##### Records provided #####

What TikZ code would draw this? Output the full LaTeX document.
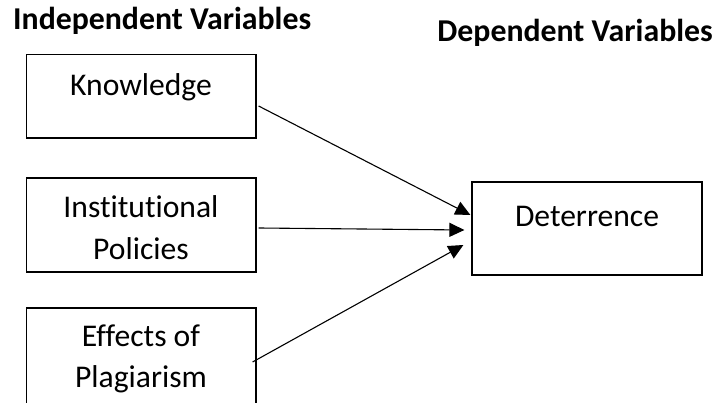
\documentclass[tikz,border=0pt]{standalone}
\usepackage{fontspec}
\setmainfont{Carlito}[Ligatures={NoCommon,NoContextual}]
\usetikzlibrary{arrows.meta,calc}
\begin{document}
\begin{tikzpicture}[x=1pt,y=-1pt,
  box/.style={draw,line width=1.2pt,inner sep=0pt},
  lbl/.style={font=\fontsize{31.6}{38}\selectfont,inner sep=0pt,anchor=base},
  ttl/.style={font=\fontsize{31.8}{38}\selectfont\bfseries,inner sep=0pt},
  conn/.style={line width=1.1pt,-{Triangle[length=15pt,width=14pt]}}]
\useasboundingbox (0,0) rectangle (716,403);
\fill[white] (0,0) rectangle (716,403);
\begin{scope}
\clip (0,0) rectangle (716,403);
\node[ttl,anchor=base west] (tind) at (13,30) {Independent Variables};
\node[ttl,anchor=base east] (tdep) at (713,42) {Dependent Variables};
\node[box,minimum width=229.5pt,minimum height=83.5pt] (know) at (141.25,96.25) {};
\node[box,minimum width=229.5pt,minimum height=94pt] (inst) at (141.25,225) {};
\node[box,minimum width=229.5pt,minimum height=96pt] (eff) at (141.25,356) {};
\node[box,minimum width=230pt,minimum height=93pt] (det) at (587,228.5) {};
\node[lbl] (tknow) at (141,96) {Knowledge};
\node[lbl] (tinst1) at (141,218) {Institutional};
\node[lbl] (tinst2) at (141,260) {Policies};
\node[lbl] (teff1) at (141,347) {Effects of};
\node[lbl] (tdet) at (587,227) {Deterrence};
\end{scope}
\begin{scope}
\clip (0,0) rectangle (716,393);
\node[lbl] (teff2) at (141,388) {Plagiarism};
\end{scope}
\draw[conn] ($(know.east)+(2,9.75)$) -- ($(det.west)+(-1,-13.5)$);
\draw[conn] ($(inst.east)+(2,3)$) -- ($(det.west)+(-7,1.5)$);
\draw[conn] ($(eff.east)+(-4,6)$) -- ($(det.west)+(-8,16.5)$);
\end{tikzpicture}
\end{document}
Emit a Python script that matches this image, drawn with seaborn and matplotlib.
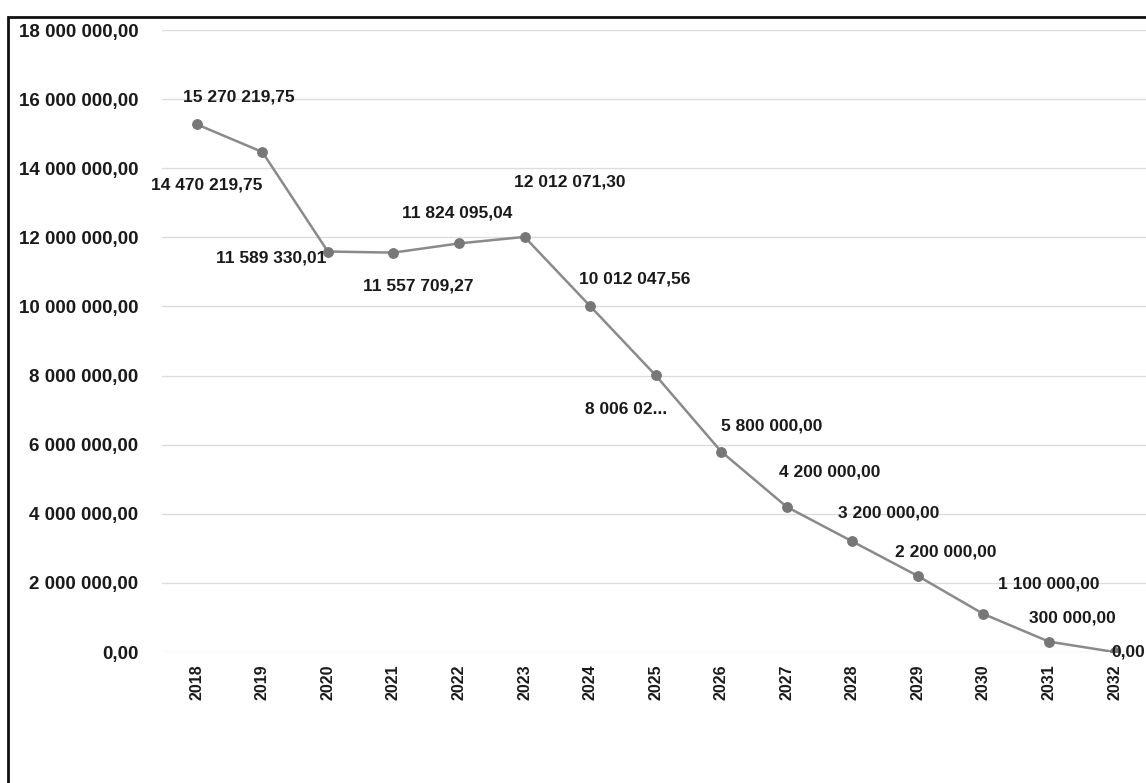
import matplotlib
matplotlib.use("Agg")
import numpy as np
import pandas as pd
import seaborn as sns
from matplotlib import pyplot as plt
from matplotlib.patches import Rectangle
from matplotlib.ticker import FuncFormatter

years = ["2018", "2019", "2020", "2021", "2022", "2023", "2024", "2025",
         "2026", "2027", "2028", "2029", "2030", "2031", "2032"]
debt = [15270219.75, 14470219.75, 11589330.01, 11557709.27, 11824095.04,
        12012071.30, 10012047.56, 8006023.00, 5800000.00, 4200000.00,
        3200000.00, 2200000.00, 1100000.00, 300000.00, 0.00]
# label offsets in pixels (dx, dy, ha)
label_pos = [(42, 27, "center"), (-56, -33, "center"), (-1, -6, "right"),
             (25, -33, "center"), (-2, 30, "center"), (45, 55, "center"),
             (45, 27, "center"), (-30, -34, "center"), (50, 26, "center"),
             (43, 35, "center"), (36, 28, "center"), (28, 24, "center"),
             (65, 30, "center"), (23, 24, "center"), (14, 0, "center")]


def fmt(v, pos=None):
    # Excel style: space thousands, comma decimals
    return f"{v:,.2f}".replace(",", " ").replace(".", ",")


df = pd.DataFrame({"year": years, "debt": debt})

sns.set_theme(style="white")
plt.rcParams["font.family"] = ["Liberation Sans", "DejaVu Sans"]

fig = plt.figure(figsize=(11.46, 7.83), dpi=100)
ax = fig.add_axes([162 / 1146, 1 - 652 / 783, 1 - 162 / 1146, 622 / 783])

sns.lineplot(data=df, x="year", y="debt", ax=ax, color="#8a8a8a",
             linewidth=1.8, marker="o", markersize=7,
             markerfacecolor="#777777", markeredgecolor="#777777")

for i, (v, (dx, dy, ha)) in enumerate(zip(debt, label_pos)):
    txt = fmt(v)
    if i == 7:
        txt = txt[:8] + "..."
    ax.annotate(txt, (i, v), xytext=(dx * 0.72, dy * 0.72),
                textcoords="offset points", ha=ha, va="center",
                fontsize=12.5, fontweight="bold", color="#1a1a1a",
                annotation_clip=False)

ax.set_ylim(0, 18000000)
ax.set_yticks(np.arange(0, 18000001, 2000000))
ax.yaxis.set_major_formatter(FuncFormatter(fmt))
ax.set_xlim(-0.53, 14.48)
ax.grid(axis="y", color="#dcdcdc", linewidth=1)
ax.set_xlabel("")
ax.set_ylabel("")
for s in ax.spines.values():
    s.set_visible(False)
ax.tick_params(axis="y", length=0, pad=17, labelsize=13.5)
ax.tick_params(axis="x", length=0, pad=9, labelsize=11.5, rotation=90)
for t in ax.get_yticklabels() + ax.get_xticklabels():
    t.set_fontweight("bold")
    t.set_color("#1a1a1a")

# outer frame of the pasted chart
fig.patches.append(Rectangle((8 / 1146, -0.05), 1.2, 1 - 17 / 783 + 0.05,
                             transform=fig.transFigure, fill=False,
                             edgecolor="#111111", linewidth=2))

fig.savefig("out.png", dpi=100)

#####

-- What you should do --
Of the lines above, how many hold the word "this"? Say the number alone.

-- Output below --
2